Sweden's central bank has increased its key interest rate to 0.25 percent, marking the first time the rate has been above zero for nearly eight years.

Sweden's Riksbank raises rates above zero for first time since 2014

In a press release announcing the move, the bank said that it needed to take action to bring down the current high rate of inflation, which it predicts will average 5.5 percent in 2022, before sinking to 3.3 percent in 2023.

“Inflation has risen to the highest level since the 1990s and is going to stay high for a while. To prevent high inflation taking hold in price and wage developments, the directors have decided to raise interest rates from zero to 0.25 percent,” it said. 

The Riksbank, which is tasked by the government to keep inflation at around two percent, has been caught off-guard by the speed and duration of price rises.

Just a few months ago, in February, it said it expected inflation to be temporary, predicting there was no need to increase rates until 2024.

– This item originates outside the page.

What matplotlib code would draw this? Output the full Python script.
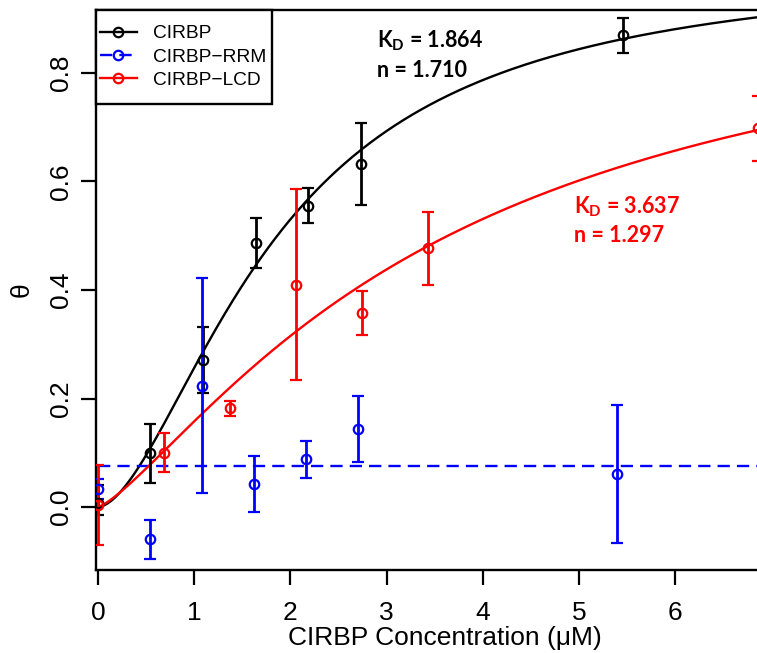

The last time the key inflation rate was above zero was in the autumn of 2014. 

In the press release, the bank warned that the rate would continue to increase further in the coming years. 

“The prognosis is that the interest rate will be increased in two to three further steps this year, and that it will reach a little under two percent at the end of the three-year prognosis period,” it said. 

According to the bank’s new future scenarios, its key interest rate will reach about 1.18 percent in a year, and 1.57 percent within two years. 

In a further tightening of Sweden’s monetary policy, the bank has also decided to reduce its bond purchases. 

“With this monetary policy we expect inflation rates to decline next year and from 2024 to be close to two percent,” the bank wrote. 

Annika Winsth, the chief economist of Nordea, one of Sweden’s largest banks, said the rate hike was “sensible”. 

“When you look at how inflation is right now and that the Riksbank needs to cool down the economy, it’s good that they’re taking action – the earlier the better. The risk if you wait is that you need to righten even more.” 

She said people in Sweden should be prepared for rates to rise even further. 

“You shouldn’t rule it out in the coming year. Then you’ll have a once percentage point increase which will go straight into fluctuating mortgage rates.”